Piers Plowman and the Subject of the Law

Begins by noting that criticism on PPl and law has reached a new level of sophistication and importance, especially with the appearance of Anne Middleton’s essay, “Acts of Vagrancy” (annotated in YLS 12 [1998]: 237-38]) and Richard Firth Green’s Crisis of Truth (annotated in YLS 14 [2000]: 219-20). Along with Alford’s inestimably important materials, we are now at a point where we can explore literary examples and contexts in methodologically complex ways, based on the resources these two latter studies provide. Middleton emphasizes the constructed nature of “the public legal text,” and her example linking C.5 with the Cambridge Statutes of 1388 points to a “mimetic”use of the law by Ricardian writers to define their own social authority.

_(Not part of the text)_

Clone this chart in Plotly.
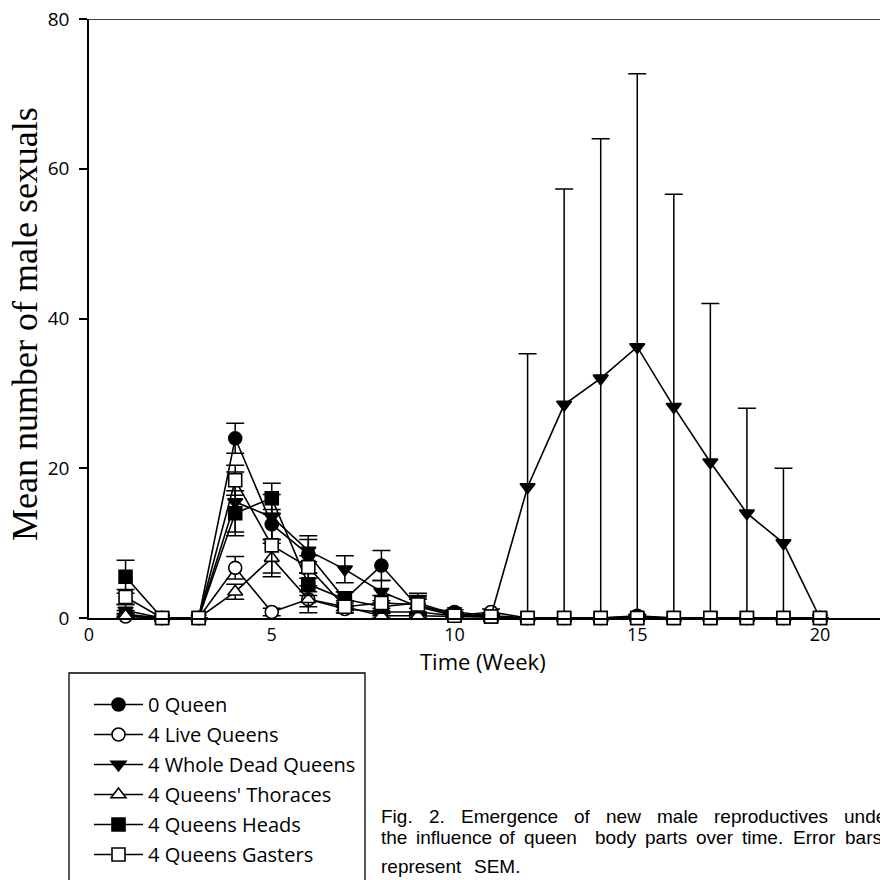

She does not consider broader developments in legal history, or other points in the C text that might parallel a movement toward this mode by the C-poet. Green’s monumental study is more philological and thematic; pursuing a long time-span, it does not seek to identify where authors might have been conscious of the broad changes he describes. Both studies may be used in tandem to explore a point in the poem where the changes from B to C parallel the increasing “mimetic” use of law, and perhaps show L aware of the general cultural change from the “folklaw of legal reconciliation” to the “king’s law of legal truth”: the suit of Peace against Wrong in passus 4. Here, in A and B, Wrong and his cronies are “characters’ in the endearing sense” and, with Peace’s encouragement and Meed’s abetment, strive to reconcile him to Wrong. There is some pathos in the A and B display of how Peace is not his own subject but the king’s, whose principles of truth suggest “a doubled social and judicial world.” But in C, Wrong and his associates are clearly evil, and the values of the king’s justice now dominate the poem’s perspective. L thus recapitulates in passus 4 the long historical process that Green surveys, and achieves the “mimetic” authority of the law that Middleton emphasizes in C.5.